L’incapacità di elaborare un progetto di vita “credibile” per i figli e l’incertezza sui tempi di recupero delle capacità genitoriali possono portare alla dichiarazione di adottabilità

IL CASO. La Corte d’appello di L’Aquila, con sentenza n. 3/2019, respingeva gli appelli proposti da due genitori avverso la sentenza che aveva dichiarato lo stato di adottabilità dei loro figli, rilevando la assoluta assenza di progettualità degli stessi, incapaci di far fronte alla “situazione di degrado morale e materiale riscontrata”, nonché il loro rifiuto di avvalersi dell’aiuto di terzi e la mancanza di qualsiasi apporto da parte della nonna materna. 

Avverso la pronuncia della Corte territoriale i genitori proponevano ricorso per cassazione sulla base di cinque motivi, denunciando: l’omessa valutazione di un fatto decisivo, consistente nelle relazioni della consulente di parte; la violazione o falsa applicazione degli artt. 1, 7 e 8 della l. 184/1983 (tanto perché la Corte d’appello non aveva preso atto della mancata adozione delle misure ritenute necessarie per favorire il rientro dei minori nella propria famiglia, quanto per la non attualità degli elementi su cui si fondava la sentenza); la violazione o falsa applicazione degli artt. 130 e 133 D.P.R. 115/2002 per aver posto a carico dei genitori il pagamento delle spese processuali senza considerare il fatto che fossero stati ammessi al gratuito patrocinio; la violazione dell’art. 130 del d.P.R. 115/2002 per omesso esame della richiesta di liquidazione del compenso da parte della CTP e del d.m. 55/2014 quanto alla liquidazione del difensore dei genitori. 

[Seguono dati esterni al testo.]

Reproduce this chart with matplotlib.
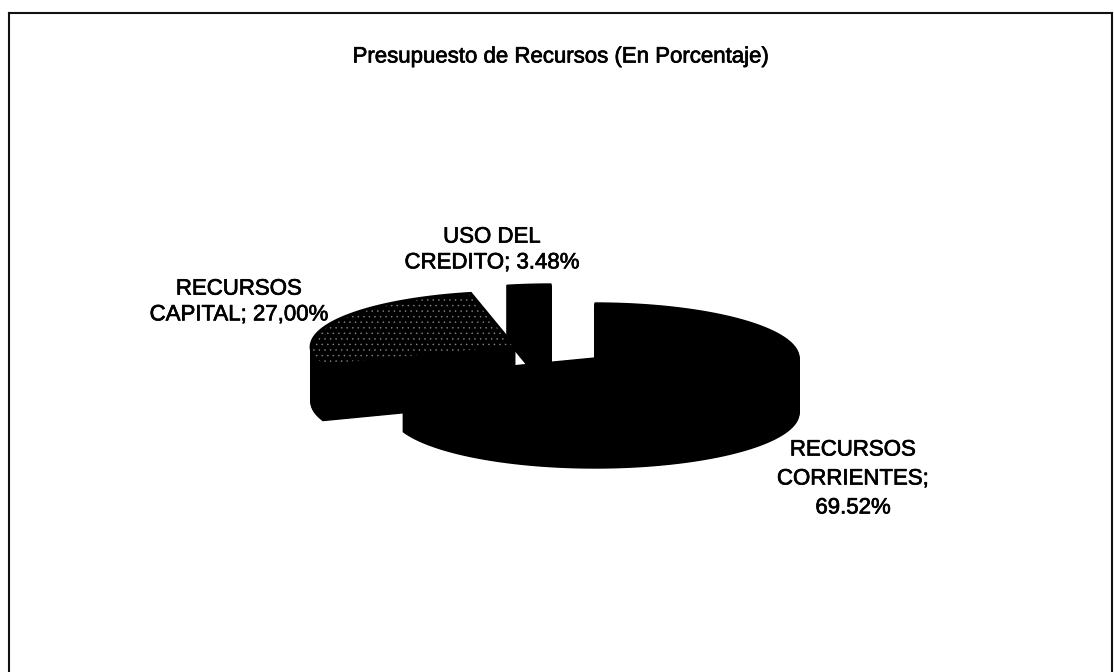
import numpy as np
import matplotlib.pyplot as plt
from matplotlib.patches import Polygon
import matplotlib.patheffects as pe

plt.rcParams['font.family'] = ['Liberation Sans', 'DejaVu Sans']
plt.rcParams['hatch.linewidth'] = 0.3

# Datos
titulo = "Presupuesto de Recursos (En Porcentaje)"
categorias = ["RECURSOS\nCORRIENTES;\n69.52%", "RECURSOS\nCAPITAL; 27,00%", "USO DEL\nCREDITO; 3.48%"]
valores = [69.52, 27.00, 3.48]

# Centro de cada porcion (explotada), en pixeles
centros = [(595, 358), (515, 347), (551, 339)]
pos_etiquetas = [(853, 479), (239, 302), (492, 250)]
espaciado = [1.5, 1.3, 1.3]

rx, ry, prof = 204, 55, 55
trazo = [pe.withStroke(linewidth=0.5, foreground="black")]


def porcion(centro, ini, fin):
    # angulos en sentido horario desde las 12
    t = np.radians(np.linspace(ini, fin, 120))
    x = centro[0] + rx*np.sin(t)
    y = centro[1] - ry*np.cos(t)
    return np.r_[centro[0], x], np.r_[centro[1], y]


fig = plt.figure(figsize=(11.14, 6.72), dpi=100)
ax = fig.add_axes([0, 0, 1, 1])
ax.set_xlim(0, 1114)
ax.set_ylim(672, 0)
ax.axis("off")

# Marco
ax.plot([9, 9], [672, 13], color="#111111", lw=1.5)
ax.plot([9, 1112], [13, 13], color="#111111", lw=1.5)
ax.plot([1112, 1112], [13, 672], color="#111111", lw=1.5)

ax.text(561, 57, titulo, ha="center", va="center", fontsize=16, path_effects=trazo)

# Orden de dibujo: capital, credito, corrientes
acum = np.r_[0, np.cumsum(valores)] / sum(valores) * 360
for i in [1, 2, 0]:
    x, y = porcion(centros[i], acum[i], acum[i+1])
    for d in np.arange(prof, 0, -1):
        ax.add_patch(Polygon(np.c_[x, y+d], closed=True, fc="black", ec="black", lw=1))
    if i == 1:
        # tapa punteada de RECURSOS CAPITAL
        ax.add_patch(Polygon(np.c_[x, y], closed=True, fc="black", ec="#8c8c8c", lw=0,
                             hatch="...", zorder=2.1))
        ax.add_patch(Polygon(np.c_[x, y], closed=True, fill=False, ec="black", lw=2, zorder=2.15))
    else:
        ax.add_patch(Polygon(np.c_[x, y], closed=True, fc="black", ec="black", lw=1, zorder=2.2))

for cat, pos, esp in zip(categorias, pos_etiquetas, espaciado):
    ax.text(pos[0], pos[1], cat, ha="center", va="center", fontsize=16,
            linespacing=esp, zorder=5, path_effects=trazo)

fig.savefig("out.png", dpi=100)
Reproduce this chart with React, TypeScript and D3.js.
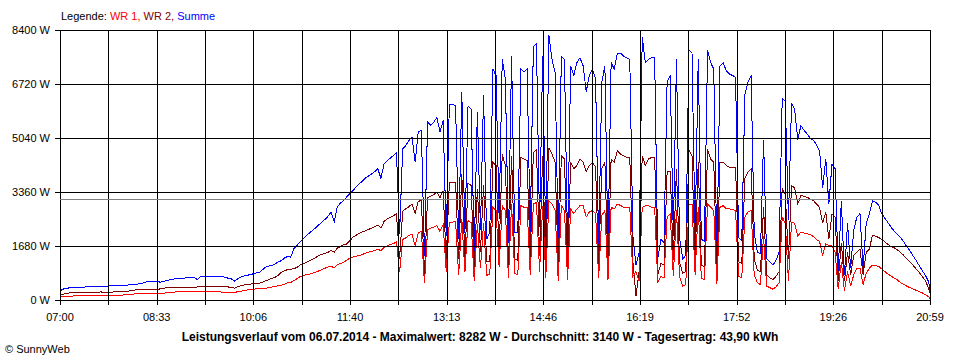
import React from 'react';
import * as d3 from 'd3';

// Leistungsverlauf 06.07.2014, Werte in W, ein Messwert alle 3 Minuten ab 07:00
const wr1 = [
  125, 125, 130, 135, 140, 145, 150, 150, 155, 155,
  155, 155, 155, 155, 155, 160, 160, 160, 160, 165,
  170, 175, 185, 195, 205, 205, 205, 205, 205, 205,
  205, 205, 215, 225, 240, 260, 262, 265, 270, 275,
  278, 280, 280, 280, 280, 280, 280, 280, 280, 280,
  280, 275, 260, 245, 240, 240, 240, 280, 290, 310,
  330, 340, 350, 365, 375, 385, 385, 400, 420, 435,
  460, 480, 500, 550, 560, 620, 675, 740, 780, 800,
  820, 850, 880, 920, 960, 1005, 1040, 1060, 1020, 1110,
  1150, 1190, 1250, 1320, 1350, 1380, 1400, 1430, 1470, 1500,
  1530, 1555, 1590, 1555, 1650, 1700, 1740, 1770, 1820, 880,
  1900, 1950, 2020, 2060, 1700, 2100, 2150, 530, 2200, 2250,
  2280, 2330, 2150, 2350, 900, 2440, 2440, 2460, 780, 2540,
  880, 2480, 2420, 600, 2390, 1000, 2400, 780, 830, 2900,
  2800, 1050, 2950, 2800, 700, 3000, 850, 800, 2950, 2900,
  2900, 800, 3000, 3050, 900, 2950, 700, 3100, 3000, 2800,
  600, 2960, 2800, 650, 2850, 2700, 2850, 2950, 2950, 2600,
  2750, 2800, 2700, 700, 2650, 2800, 650, 2900, 2850, 3000,
  2960, 2900, 2900, 2900, 750, 900, 600, 2900, 2950, 2950,
  2900, 2900, 550, 750, 700, 2600, 2700, 750, 2800, 750,
  450, 500, 3000, 3000, 800, 2900, 700, 650, 3000, 2900,
  2800, 500, 2900, 2950, 2850, 2850, 2830, 2800, 750, 700,
  2600, 2750, 2800, 800, 550, 500, 2000, 450, 400, 350,
  420, 550, 2600, 2400, 600, 2440, 2400, 2000, 2130, 2100,
  2080, 2050, 1990, 1900, 1840, 1400, 1770, 1700, 1700, 1500,
  350, 1200, 300, 900, 450, 800, 1000, 1000, 500, 850,
  1000, 1100, 1090, 1060, 980, 900, 820, 760, 700, 640,
  560, 500, 450, 400, 360, 320, 280, 240, 180, 120, 50,
];

const wr2 = [
  190, 200, 215, 240, 245, 250, 255, 260, 260, 260,
  260, 260, 262, 265, 260, 260, 260, 265, 270, 275,
  280, 285, 295, 310, 330, 340, 340, 340, 340, 340,
  340, 345, 360, 380, 395, 400, 405, 405, 405, 405,
  405, 405, 405, 410, 420, 435, 445, 445, 445, 445,
  445, 440, 435, 435, 420, 395, 385, 430, 460, 480,
  500, 510, 520, 535, 540, 570, 620, 650, 690, 725,
  780, 880, 920, 965, 975, 985, 1030, 1100, 1140, 1180,
  1240, 1280, 1330, 1400, 1430, 1470, 1500, 1560, 1500, 1630,
  1680, 1730, 1760, 1860, 1970, 2030, 2090, 2130, 2170, 2210,
  2250, 2300, 2350, 2250, 2460, 2540, 2590, 2640, 2700, 1300,
  2780, 2850, 2920, 3000, 2700, 3080, 3120, 840, 3200, 3250,
  3300, 3370, 3200, 3420, 1300, 3680, 3680, 3680, 1300, 3940,
  1300, 3650, 3580, 900, 3480, 1500, 3600, 1200, 1200, 4300,
  4200, 1500, 4550, 4200, 1100, 4500, 1300, 1250, 4450, 4400,
  4350, 1300, 4600, 4700, 1400, 4500, 1100, 4750, 4560, 4300,
  1100, 4500, 4400, 1050, 4300, 4100, 4200, 4400, 4300, 4000,
  4200, 4300, 4150, 1100, 4100, 4300, 1000, 4400, 4300, 4650,
  4560, 4500, 4450, 4450, 1200, 150, 900, 4500, 4200, 4400,
  4450, 4450, 800, 1150, 1100, 4000, 4000, 1250, 4100, 1200,
  850, 900, 4700, 4500, 1250, 4300, 1100, 1050, 4700, 4400,
  4300, 900, 4300, 4300, 4200, 4150, 4150, 4150, 1200, 1150,
  3800, 4000, 4100, 1300, 950, 900, 2900, 800, 700, 650,
  750, 900, 3500, 3300, 1300, 3580, 3500, 3000, 3270, 3240,
  3210, 3160, 3110, 3000, 2900, 2400, 2750, 1900, 2700, 2600,
  600, 1800, 600, 1500, 800, 1400, 1500, 1600, 800, 1500,
  1600, 2030, 2000, 1960, 1900, 1830, 1740, 1680, 1640, 1580,
  1500, 1410, 1300, 1210, 1100, 990, 880, 750, 620, 400, 200,
];

const summe = [
  310, 360, 380, 395, 405, 410, 415, 420, 420, 425,
  430, 435, 440, 445, 445, 450, 455, 460, 460, 465,
  470, 475, 485, 495, 505, 515, 520, 560, 600, 600,
  600, 600, 570, 590, 620, 640, 665, 675, 690, 700,
  700, 705, 710, 715, 650, 740, 745, 740, 735, 740,
  745, 745, 745, 720, 690, 670, 600, 680, 730, 760,
  780, 810, 830, 860, 880, 960, 1040, 1070, 1090, 1140,
  1200, 1240, 1320, 1370, 1350, 1610, 1710, 1820, 1920, 2020,
  2100, 2180, 2260, 2350, 2440, 2520, 2620, 2750, 2450, 2920,
  3030, 3110, 3220, 3320, 3420, 3530, 3630, 3710, 3810, 3870,
  3940, 4010, 4100, 3800, 4250, 4350, 4430, 4510, 4600, 2080,
  4720, 4820, 4980, 5080, 4300, 5240, 5290, 1400, 5550, 5450,
  5550, 5700, 5240, 5600, 2000, 6100, 6100, 6070, 1900, 6480,
  2100, 6050, 5960, 1500, 5860, 2200, 6380, 1900, 2130, 7200,
  7000, 2540, 7500, 6900, 1800, 7600, 2130, 2100, 7200, 7100,
  7200, 2100, 7900, 8000, 2300, 7600, 1800, 8250, 7500, 7100,
  1700, 7600, 7500, 1700, 7300, 7000, 7400, 7550, 7300, 6500,
  7000, 7200, 6900, 1700, 6800, 7300, 1600, 7400, 7200, 7700,
  7700, 7600, 7550, 7500, 2000, 1100, 1500, 8200, 7400, 7500,
  7550, 7550, 1300, 1900, 1800, 6800, 7000, 2000, 7500, 1950,
  1300, 1400, 7800, 7700, 2000, 7500, 1900, 1850, 7800, 7400,
  7200, 1400, 7300, 7400, 7150, 7050, 7000, 6950, 1950, 1850,
  6400, 6800, 7000, 2100, 1500, 1450, 5000, 1300, 1200, 1100,
  1250, 1500, 6300, 6200, 2500, 6150, 5950, 5000, 5440, 5300,
  5180, 5050, 4990, 4850, 4660, 3500, 4400, 3000, 4250, 4100,
  900, 3100, 800, 2400, 1000, 2200, 2600, 2700, 1000, 2400,
  2700, 3100, 3060, 2960, 2700, 2560, 2420, 2280, 2160, 2060,
  1960, 1840, 1680, 1560, 1400, 1250, 1090, 930, 790, 600, 250,
];

const timeLabels = ['07:00', '08:33', '10:06', '11:40', '13:13', '14:46', '16:19', '17:52', '19:26', '20:59'];
const yTicks = [0, 1680, 3360, 5040, 6720, 8400];
const durchschnitt = 3140;
const titel = 'Leistungsverlauf vom 06.07.2014 - Maximalwert: 8282 W - Durchschnitt: 3140 W - Tagesertrag: 43,90 kWh';

const FONT = '"Liberation Sans", Arial, sans-serif';
const TOTAL_MIN = 839;

export default function App() {
  const xScale = d3.scaleLinear().domain([0, TOTAL_MIN]).range([60, 930]);
  const yScale = d3.scaleLinear().domain([0, 8400]).range([300, 30]);
  const px = (v: number) => Math.round(v) + 0.5;

  const minutes = wr1.map((_, i) => Math.min(i * 3, TOTAL_MIN));

  const line = d3
    .line<number>()
    .x((_, i) => xScale(minutes[i]) + 0.5)
    .y((d) => yScale(d) + 0.5)
    .curve(d3.curveLinear);

  const gridX = d3.range(0, 19).map((k) => (k * TOTAL_MIN) / 18);

  const series = [
    { name: 'Summe', values: summe, color: '#0000ff' },
    { name: 'WR 2', values: wr2, color: '#800000' },
    { name: 'WR 1', values: wr1, color: '#ff0000' },
  ];

  return (
    <svg
      width={960}
      height={360}
      style={{ position: 'absolute', left: 0, top: 0, background: '#fff' }}
      fontFamily={FONT}
    >
      <rect x={0} y={0} width={960} height={360} fill="#fff" />

      <text x={61} y={20} fontSize={11}>
        <tspan fill="#000">Legende: </tspan>
        <tspan fill="#ff0000">WR 1, </tspan>
        <tspan fill="#800000">WR 2, </tspan>
        <tspan fill="#0000ff">Summe</tspan>
      </text>

      {series.map((s) => (
        <path
          key={s.name}
          d={line(s.values) || ''}
          fill="none"
          stroke={s.color}
          strokeWidth={1}
          shapeRendering="crispEdges"
        />
      ))}

      <g stroke="#000" strokeWidth={1} shapeRendering="crispEdges">
        {gridX.map((t) => (
          <line key={t} x1={px(xScale(t))} x2={px(xScale(t))} y1={px(30)} y2={305} />
        ))}
        {yTicks.map((v) => (
          <line key={v} x1={55} x2={px(930) + 0.5} y1={px(yScale(v))} y2={px(yScale(v))} />
        ))}
      </g>

      <line
        x1={60}
        x2={930}
        y1={px(yScale(durchschnitt))}
        y2={px(yScale(durchschnitt))}
        stroke="#808080"
        strokeWidth={1}
        shapeRendering="crispEdges"
      />

      {yTicks.map((v) => (
        <text key={v} x={50} y={yScale(v) + 4} fontSize={11} textAnchor="end" fill="#000">
          {`${v} W`}
        </text>
      ))}

      {timeLabels.map((lab, k) => (
        <text key={lab} x={xScale((k * 2 * TOTAL_MIN) / 18)} y={321} fontSize={11} textAnchor="middle" fill="#000">
          {lab}
        </text>
      ))}

      <text x={480} y={341} fontSize={12} fontWeight="bold" textAnchor="middle" fill="#000">
        {titel}
      </text>

      <text x={5} y={353} fontSize={11} fill="#000">
        © SunnyWeb
      </text>
    </svg>
  );
}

LA DECISIONE. La Suprema Corte, con sentenza n. 11342 depositata in data 12.6.2020, ha rigettato il ricorso ritenendolo in parte inammissibile e comunque nel suo complesso infondato.

Esaminati congiuntamente i primi tre motivi, in quanto connessi, la Suprema Corte ha anzitutto rilevato, con riguardo ai dedotti vizi di violazione o falsa applicazione di legge, che è inammissibile il ricorso per cassazione che, sotto l’apparente deduzione di tale vizio,  miri in realtà ad una rivalutazione dei fatti storici operata dal giudice di merito. Con riguardo, invece, all’omessa valutazione di un fatto decisivo, la Corte ha rilevato che “l’omesso esame di elementi istruttori non integra, di per sé, il vizio  di omesso esame di un fatto decisivo censurabile ex art. 360 c.p.c., comma 1, n.5, qualora il fatto storico rilevante in causa, sia stato comunque preso in considerazione dal giudice, ancorché la sentenza non abbia dato conto di tutte le risultanze probatorie”.

Con particolare riferimento al lamentato omesso esame di alcuni dati (ad esempio la consulenza di parte e alcune fotografie), senza che i ricorrenti ne avessero tuttavia dimostrato la decisività rispetto alla valutazione globale della storia familiare, la Cassazione ha rammentato che

“il prioritario diritto dei minori a crescere nell’ambito della loro famiglia di origine non esclude la pronuncia della dichiarazione di adottabilità quando, nonostante l’impegno profuso dal genitore per superare le proprie difficoltà personali e genitoriali, permanga tuttavia la sua incapacità di elaborare un progetto di vita credibile per i figli e non risulti possibile prevedere con certezza l’adeguato recupero delle capacità genitoriali in tempi compatibili con l’esigenza dei minori di conseguire una equilibrata crescita psico-fisica”.

Quanto ai motivi riguardanti gli aspetti delle spese giudiziali, la Suprema Corte ha precisato che:
- le spese che la parte ammessa al gratuito patrocinio sia condannata a pagare all’altra parte risultata vittoriosa non vengono addossate allo Stato;
- solo il consulente di parte può dolersi dell’omesso esame dell’istanza di liquidazione del proprio compenso, utilizzando i rimedi previsti dal d.P.R. 115/2002;
- lo strumento di impugnazione del provvedimento di liquidazione del compenso del difensore emesso contestualmente al provvedimento che definisce il giudizio è quello previsto dal d.P.R. 115/2002, al quale è legittimato unicamente il difensore stesso.